Bhatinda Rural segment, where Nandgarh is, had voted for AAP MLA Rupinder Kaur in 2017. “We never saw her from then until now when she came to canvass for AAP candidate Baljinder Kaur. We had so much faith in them to improve our schools and hospitals like Delhi. But after they split, neither AAP nor any of its rebels have a chance,” said Krishan.
Harsimrat has more support in Badal village with its city-like planned sewer network, and date palms lining the streets. “The Badals have given us everything. Captain has not kept all his promises, but the minimum wage has gone up,” said agricultural worker Ved Prakash of Badal village, who earns Rs 300 for a day’s work, still lower than the minimum wage of Rs 311.12. He earned Rs. 250 in 2017, which was also lower than the rate of the day. “But because we are from Badal, our MP at least listens to us.”

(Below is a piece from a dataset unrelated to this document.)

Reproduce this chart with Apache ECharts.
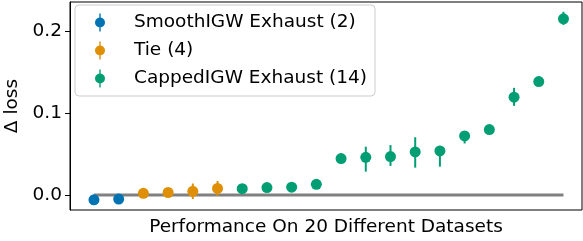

Grocer Amanpreet Singh intervened: “There is never any shortage in Badal, but there are winds of change at the Centre.”
But election management is a Badal forte. Despite the low ratings of AAP and its splinter, Khaira’s PEP, their share is expected to cut into the Congress’s. In a speech on the last day of campaign on Friday, Congress minister Navjot Sidhu made a veiled attack on saboteurs. He said in a rally: “Run, those having a share of 75:25, run Badal run. Here comes Sidhu, vacate the chair.”
Critics saw it as a snipe at CM Amarinder Singh.
“With a margin of 20,000 at their peak, the Akalis should — in the normal course of things — lose here,” said CPIML-Liberation’s Sukhdarshan Natt, who is based in Mansa, which is in the Bathinda constituency. “The local Congress is strongly anti-Badal, its candidate Amrinder Warring unseated the Akalis in Gidderbaha Assembly segment after 17 years. He has the support of his party’s central leadership too. Sidhu has revealed the fear that Captain’s support may vanish at the last moment, as some quid pro quo for the Akalis to go slow in Patiala.”
CM’s wife Preneet Kaur is the Congress nominee from Patiala which she lost to AAP last time.
“The vote for the Congress is a negative one. People are expressing their resentment against the Modi and the Akalis,” Natt said.
Shiromani Akali Dal candidate Harsimrat Kaur Badal (PTI)
The word veehazaar— 20,000 in Punjabi — is haunting Union food processing minister Harsimrat Kaur Badal in her party Shiromani Akali Dal’s pocket borough of Bathinda.
The Akalis have held the seat since 1996 with just one break in 1999 for the CPI, which is supporting rebel AAP MLA Sukhpal Khaira from the Lok Sabha seat as part of the Punjab Democratic Alliance this time. The Badals’ eponymous village is in Bathinda’s Lambi segment, held by Akali patriarch Parkash Singh Badal since 1997. Despite this, at the peak of the party-led 10-year regime, Harsimrat Badal defeated Parkash Badal’s estranged nephew Manpreet — now Punjab’s finance minister — by less than 20,000 votes in the 2014 Lok Sabha election in which 11.77 lakh votes were polled here.
That veehazaar is a number that is repeated by Congress candidate Amrinder Singh Raja Warring in every public meeting.
The Akali problem is that of clout — depleting since their loss in the Assembly polls in 2017. The diminishing patronage of the Akalis has weakened their hold on their core Jat Sikh voters. The Congress is the natural pole for the consolidation of the rest.
“What’s the use of being a VIP constituency? There is never a specialist at the Ghudda Civil Hospital when you need one. We are in debt because of going to private hospitals,” said
Kewal Krishan, a farm worker, in Nandgarh, 17km from Badal village.
When in power, the Badals drew flak for transfers of renowned doctors to this hospital. Locals blame the Congress of vendetta, but many here wonder if change is inevitable.
“Akali Dal was our No. 1 party. They lost because they always chose to side with the rich and the large farmers. They gave free power to landlords, but landlords charge us sharecroppers Rs 50 per hour to pump water,” said Charanjeet Kumar, a sharecropper and shopkeeper in Nandgarh. “Akalis still got support because we thought of them as caretakers of our area. But when there are no new jobs in our area, and everything from power to fertilisers is more expensive, Modi introduced demonetisation which ruined one harvest, and then GST which has cut my profits by half.”
There is no love for the Congress either, and the fragmenting of AAP in the state has left many voters disillusioned.
“The (state) government is sitting on my application for farm loan waiver from a cooperative bank for the last two months. Captain (chief minister Amrinder Singh) has hiked power bills so much that my (bi-monthly) bill goes up to Rs 4,000. Neither party cares about the poor. In the name of the poor, Modi has gone and given reservation for upper castes. If the BJP comes back, Brahmins will sit on our head,” Charanjeet added.